The country is recovering from the effects of the war, with foreign investment and tourism on the rise. Syrian forces occupied large areas of the country until April 2005 (see Cedar Revolution below), and Iran exercises heavy influence over Hezbollah forces in the Beqaa Valley and Southern Lebanon. Nevertheless, areas of Lebanon and Beirut in particular are moving toward a sense of normality and stability. Lebanese civil society enjoys significantly more freedoms than elsewhere in the Arab world. After twelve years, the reconstruction of downtown Beirut is largely complete. Lebanon's telcommunication rehabilitation is well underway, and in 2004 and 2005 foreign investment in the country topped $1 billion. Solidere has also announced many projects that will be complete in 2007.

Cedar Revolution (Intifada of Independence)


Note: Although international media prefer the term "Cedar Revolution", the Lebanese people refer to these events as the "Intifada (uprising) of Independence"

Hariri assassination

Image:Hariri2002.jpg On February 14, 2005, after 10 years of relative political stability, Lebanon was shaken by the assassination of former Prime Minister Rafik Hariri in a car-bomb explosion. It is widely believed that Syria was responsible for the attack, due to its extensive military and intelligence presence in Lebanon, and to the public rift between Hariri and Damascus over the Syrian-backed constitutional amendment extending pro-Syrian President Lahoud's term in office. Syria, however, denies any involvement. Some sources also suggest a cover up of criminal evidence by Lebanese authorities.

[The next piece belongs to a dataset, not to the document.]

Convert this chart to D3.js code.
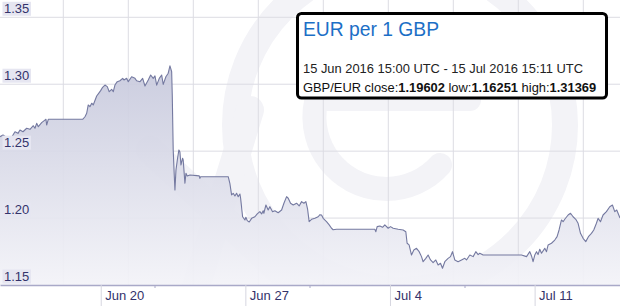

On June 2, 2005, the journalist and historian Samir Kassir, also a founding member of the Democratic Left Movement was assassinated by a car bomb.

Less than one month later, on June 21, 2005, George Hawi, the former secretary general of the Lebanese Communist Party was also assassinated by a car bomb in Beirut.

On December 12, 2005, the journalist Gebran Tueni, editor-in-chief and CEO of the An-Nahar newspaper, was assassinated by a car bomb in the suburbs of Beirut.


The assassination of Hariri resulted in huge anti-Syrian protests by Lebanese citizens in Beirut demanding the resignation of the pro-Syrian government. Following the examples of the Rose Revolution and Orange Revolution in 2004, the popular action was dubbed the "Cedar Revolution" by the US State Department, a name which quickly caught on among the international media. On February 28, 2005, as over 70,000 people demonstrated in Martyrs' Square, Prime Minister Omar Karami and his Cabinet resigned. They remained in office temporarily in a caretaker role prior to the appointment of replacements, as outlined by the constitution.

In response, Hezbollah organized a large counter-demonstration, staged on March 8 in Beirut, supporting Syria and accusing Israel and the United States of meddling in internal Lebanese affairs.

On March 14, one month after Hariri's assassination, throngs of people rallied in Martyrs' Square in the largest gathering ever in Lebanon with more than 1.5 million persons. Protestors of all sects (even including a number of Shiites) marched demanding the truth about Hariri's murder and independence from Syrian occupation. The march reiterated their will for a sovereign, democratic, and unified country, free of Syria's hegemony.

In the weeks following the demonstrations, bombs were detonated in Christian areas near Beirut. Although the damage was mostly material, these acts demonstrate the danger of Lebanon relapsing into sectarian strife.

Parliamentary elections

After weeks of unsuccessful negotiations to form a new government, Prime Minister Omar Karami resigned the post for the third time in his political career on 13 April 2005. Two days later, Najib Mikati, a US-educated millionaire businessman and former Minister of Transportation and Public Works, was appointed Prime Minister-designate. A moderate pro-Syrian, Mikati secured the post through the support of the Opposition, which had previously boycotted such negotiations.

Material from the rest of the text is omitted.